In Europe, markets are marginally better, but trading nervously. The Bank of England will be reconvening after the pause for the Queen’s funeral. There are reports that Germany may nationalize one of its largest energy companies. I do not think the Putin mobilization speech with its reference to tactical nuclear weapons has been fully discounted. Markets will continue watching nervously. The President speaks at the
U.N. and possibly will reference the Putin commentary. So, we are going to get a lot of push and pull here.
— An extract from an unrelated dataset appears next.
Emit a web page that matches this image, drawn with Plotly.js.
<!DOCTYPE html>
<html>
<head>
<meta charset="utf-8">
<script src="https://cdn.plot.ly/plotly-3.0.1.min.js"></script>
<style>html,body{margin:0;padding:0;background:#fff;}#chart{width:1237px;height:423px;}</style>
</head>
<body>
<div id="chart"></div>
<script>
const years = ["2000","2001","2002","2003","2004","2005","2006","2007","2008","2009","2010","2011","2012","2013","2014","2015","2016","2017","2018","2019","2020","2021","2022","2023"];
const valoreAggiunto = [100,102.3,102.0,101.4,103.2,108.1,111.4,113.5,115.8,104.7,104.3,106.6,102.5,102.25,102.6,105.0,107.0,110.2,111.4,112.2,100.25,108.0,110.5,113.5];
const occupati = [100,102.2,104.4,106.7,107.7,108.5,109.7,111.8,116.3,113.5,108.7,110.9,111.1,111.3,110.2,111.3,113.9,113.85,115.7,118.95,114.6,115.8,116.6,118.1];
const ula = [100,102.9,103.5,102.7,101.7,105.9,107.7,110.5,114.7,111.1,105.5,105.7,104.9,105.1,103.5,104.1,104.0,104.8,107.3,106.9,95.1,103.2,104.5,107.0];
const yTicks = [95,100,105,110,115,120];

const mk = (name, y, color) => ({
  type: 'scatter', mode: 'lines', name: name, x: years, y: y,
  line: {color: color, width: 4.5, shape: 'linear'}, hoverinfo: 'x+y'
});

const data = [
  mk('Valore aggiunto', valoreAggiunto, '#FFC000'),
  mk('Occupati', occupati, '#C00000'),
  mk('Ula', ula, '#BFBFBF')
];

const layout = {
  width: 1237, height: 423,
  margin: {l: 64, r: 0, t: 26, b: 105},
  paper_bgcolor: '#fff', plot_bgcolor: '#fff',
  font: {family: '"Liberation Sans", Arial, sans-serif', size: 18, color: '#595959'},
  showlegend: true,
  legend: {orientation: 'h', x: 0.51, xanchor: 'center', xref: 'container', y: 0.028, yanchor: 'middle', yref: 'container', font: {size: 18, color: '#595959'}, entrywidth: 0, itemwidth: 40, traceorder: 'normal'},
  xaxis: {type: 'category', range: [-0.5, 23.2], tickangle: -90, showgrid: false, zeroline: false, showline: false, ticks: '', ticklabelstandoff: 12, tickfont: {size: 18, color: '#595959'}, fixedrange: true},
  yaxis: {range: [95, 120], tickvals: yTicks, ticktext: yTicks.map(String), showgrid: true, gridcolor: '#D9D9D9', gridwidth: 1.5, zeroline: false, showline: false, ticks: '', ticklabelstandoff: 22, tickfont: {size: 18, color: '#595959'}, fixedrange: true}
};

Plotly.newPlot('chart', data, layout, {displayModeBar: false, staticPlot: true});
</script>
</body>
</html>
Anyway, the key event of the day obviously is the Fed statement and the press conference. Bloomberg points out that several times this year very sharp moves after the Fed press conference. So, we shall see. Again, we assume that Powell will avoid words like – neutral, etc. that markets may interpret as we are about to pause.
As we outlined earlier, we assume, barring geopolitical surprises, stocks to drift up until 2:00 p.m. and then after the statement and the corresponding internal Fed member projection of possible inflation, we will get whacky trading as everyone tries to assess that and that whacky trading will last for ten to twenty minutes and then everything is in the hands, in fact, the microphone of Jay Powell.
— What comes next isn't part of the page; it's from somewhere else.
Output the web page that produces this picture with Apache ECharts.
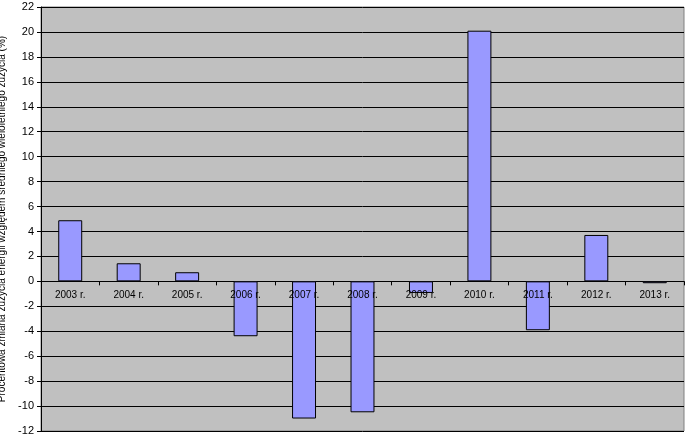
<!DOCTYPE html>
<html><head><meta charset="utf-8">
<script src="https://cdn.jsdelivr.net/npm/echarts@6/dist/echarts.min.js"></script>
<style>html,body{margin:0;padding:0;background:#fff}#c{width:689px;height:438px}</style>
</head><body><div id="c"></div>
<script>
const categories = ['2003 r.','2004 r.','2005 r.','2006 r.','2007 r.','2008 r.','2009 r.','2010 r.','2011 r.','2012 r.','2013 r.'];
const values = [4.9, 1.45, 0.73, -4.4, -11.0, -10.5, -0.93, 20.1, -3.92, 3.72, -0.15];
const yTitle = 'Procentowa zmiana zużycia energii względem średniego wieloletniego zużycia (%)';

// zero-height helper marks that carry the category labels just below the zero line
const labelAnchors = categories.map(() => 0);

const chart = echarts.init(document.getElementById('c'));
chart.setOption({
  animation: false,
  backgroundColor: '#ffffff',
  textStyle: { fontFamily: 'Liberation Sans, Arial, sans-serif' },
  grid: { left: 41, right: 5, top: 7, bottom: 7, containLabel: false, outerBoundsMode: 'none', show: true, backgroundColor: '#C0C0C0', borderColor: '#808080', borderWidth: 1 },
  xAxis: {
    type: 'category', data: categories,
    axisLine: { onZero: true, lineStyle: { color: '#000', width: 1 } },
    axisTick: { show: true, alignWithLabel: false, length: 4, lineStyle: { color: '#000' } },
    axisLabel: { show: false },
    splitLine: { show: false }
  },
  yAxis: {
    type: 'value', min: -12, max: 22, interval: 2,
    name: yTitle, nameLocation: 'middle', nameRotate: 90, nameGap: 33,
    nameTextStyle: { color: '#000', fontSize: 10 },
    axisLine: { show: true, lineStyle: { color: '#000' } },
    axisTick: { show: true, length: 4, lineStyle: { color: '#000' } },
    axisLabel: { color: '#000', fontSize: 11, margin: 7 },
    splitLine: { show: true, lineStyle: { color: '#000', width: 1 } }
  },
  series: [{
    type: 'bar', data: values, barWidth: '41%', z: 2,
    itemStyle: { color: '#9999FF', borderColor: '#000', borderWidth: 1 }
  }, {
    type: 'bar', data: labelAnchors, barWidth: '41%', barGap: '-100%', z: 5,
    itemStyle: { color: 'rgba(0,0,0,0)', borderWidth: 0 },
    label: { show: true, position: 'bottom', distance: 9, formatter: '{b}', color: '#000', fontSize: 10 },
    silent: true
  }]
});
</script></body></html>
So, geopolitics may be coming to center stage that we will have to watch (thanks to Wonder Woman, we learned that President Biden speaks to the U.N. about 10:30, but then he conducts bilateral meetings and social formats throughout the day. So, while the 10:30 speech is important, it is a roll of the dice throughout the day). At any rate, you know the rules. Stay close to the newsticker for those very geopolitical reasons. Keep your seatbelt fastened. Stay nimble, alert and at all cost, try to stay safe.